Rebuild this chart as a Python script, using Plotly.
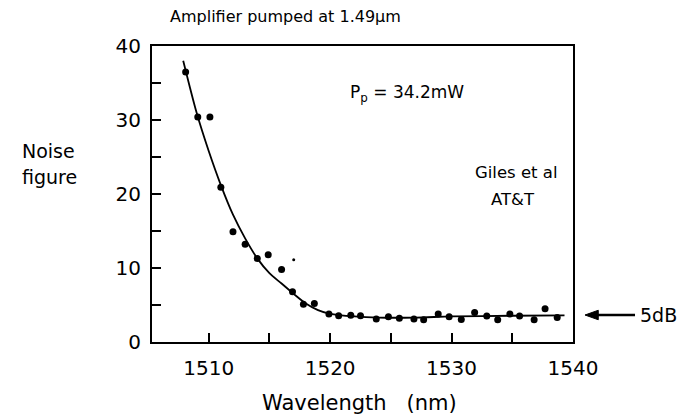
import plotly.graph_objects as go

# Measured data points (wavelength nm, noise figure)
wavelength = [1508.1, 1509.1, 1510.1, 1511.0, 1512.0, 1513.0, 1514.0, 1514.9, 1516.0,
              1516.9, 1517.8, 1518.7, 1519.9, 1520.7, 1521.7, 1522.5, 1523.8, 1524.8,
              1525.7, 1526.9, 1527.7, 1528.9, 1529.8, 1530.8, 1531.9, 1532.9, 1533.8,
              1534.8, 1535.6, 1536.8, 1537.7, 1538.7]
noise = [36.5, 30.4, 30.4, 20.9, 14.9, 13.2, 11.3, 11.8, 9.8,
         6.8, 5.1, 5.2, 3.8, 3.55, 3.6, 3.55, 3.1, 3.4,
         3.2, 3.1, 3.0, 3.8, 3.4, 3.05, 4.0, 3.5, 3.0,
         3.8, 3.5, 3.0, 4.5, 3.3]

# small stray dot
speck_x = [1517.0]
speck_y = [11.1]

# Fitted curve
curve_x = [1507.9, 1509.0, 1510.0, 1511.0, 1512.0, 1513.0, 1514.0, 1515.0, 1516.0,
           1517.0, 1518.0, 1519.0, 1520.0, 1522.0, 1524.0, 1527.0, 1530.0, 1535.0, 1539.3]
curve_y = [38.0, 31.0, 25.8, 21.2, 17.2, 14.0, 11.3, 9.3, 7.9,
           6.5, 5.2, 4.3, 3.8, 3.45, 3.3, 3.3, 3.45, 3.55, 3.6]

x_ticks = [1510, 1520, 1530, 1540]
y_ticks = [0, 10, 20, 30, 40]

FONT = "DejaVu Sans, Verdana, Arial, sans-serif"

fig = go.Figure()
fig.add_trace(go.Scatter(x=curve_x, y=curve_y, mode="lines",
                         line=dict(color="black", width=1.8, shape="spline", smoothing=0.8),
                         hoverinfo="skip", showlegend=False))
fig.add_trace(go.Scatter(x=wavelength, y=noise, mode="markers",
                         marker=dict(color="black", size=7), showlegend=False))
fig.add_trace(go.Scatter(x=speck_x, y=speck_y, mode="markers",
                         marker=dict(color="black", size=3), showlegend=False))

axis_common = dict(showline=True, linecolor="black", linewidth=2, mirror=True,
                   ticks="inside", ticklen=9, tickwidth=1.5, tickcolor="black",
                   showgrid=False, zeroline=False,
                   tickfont=dict(family=FONT, size=20, color="black"))

fig.update_xaxes(range=[1505.33, 1540], tickmode="array", tickvals=x_ticks,
                 ticktext=[str(v) for v in x_ticks], ticklabelstandoff=7,
                 minor=dict(ticks="inside", ticklen=9, tickwidth=1.5, tickcolor="black",
                            dtick=5, tick0=1510, showgrid=False),
                 **axis_common)
fig.update_yaxes(range=[0, 40], tickmode="array", tickvals=y_ticks,
                 ticktext=[str(v) for v in y_ticks], ticklabelstandoff=5,
                 minor=dict(ticks="inside", ticklen=9, tickwidth=1.5, tickcolor="black",
                            dtick=5, tick0=0, showgrid=False),
                 **axis_common)

def ann(text, x, y, size=17, xanchor="center", **kw):
    return dict(text=text, x=x, y=y, xref="paper", yref="paper", showarrow=False,
                xanchor=xanchor, yanchor="middle",
                font=dict(family=FONT, size=size, color="black"), **kw)

annotations = [
    ann("Amplifier pumped at 1.49\u03bcm", 0.318, 1.098, size=16),
    ann("Noise", -0.245, 0.645, size=19),
    ann("figure", -0.243, 0.557, size=19),
    ann("P<sub>p</sub> = 34.2mW", 0.4656, 0.838, xanchor="left", size=17),
    ann("Giles et al", 0.865, 0.571, size=16.5),
    ann("AT&T", 0.857, 0.483, size=16.5),
    ann("Wavelength\u00a0\u00a0\u00a0(nm)", 0.494, -0.206, size=21),
    ann("5dB", 1.155, 0.091, xanchor="left", size=19),
]

# Arrow pointing at the 5dB level (outside the plot, in paper coordinates)
arrow_y = 0.0912
shapes = [
    dict(type="line", xref="paper", yref="paper", x0=1.05, x1=1.1473,
         y0=arrow_y, y1=arrow_y, line=dict(color="black", width=2.5)),
    dict(type="path", xref="paper", yref="paper",
         path=f"M 1.0285 {arrow_y} L 1.060 {arrow_y + 0.016} L 1.060 {arrow_y - 0.016} Z",
         fillcolor="black", line=dict(color="black", width=1)),
]

fig.update_layout(width=692, height=416,
                  margin=dict(l=152, r=119, t=46, b=74),
                  paper_bgcolor="white", plot_bgcolor="white",
                  annotations=annotations, shapes=shapes,
                  font=dict(family=FONT, color="black"))

fig.write_html("out.html")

───

Make an exact copy of the lines from the top of the material through the line with "import plotly.graph_objects as go", pictures excluded.

Rebuild this chart as a Python script, using Plotly.
import plotly.graph_objects as go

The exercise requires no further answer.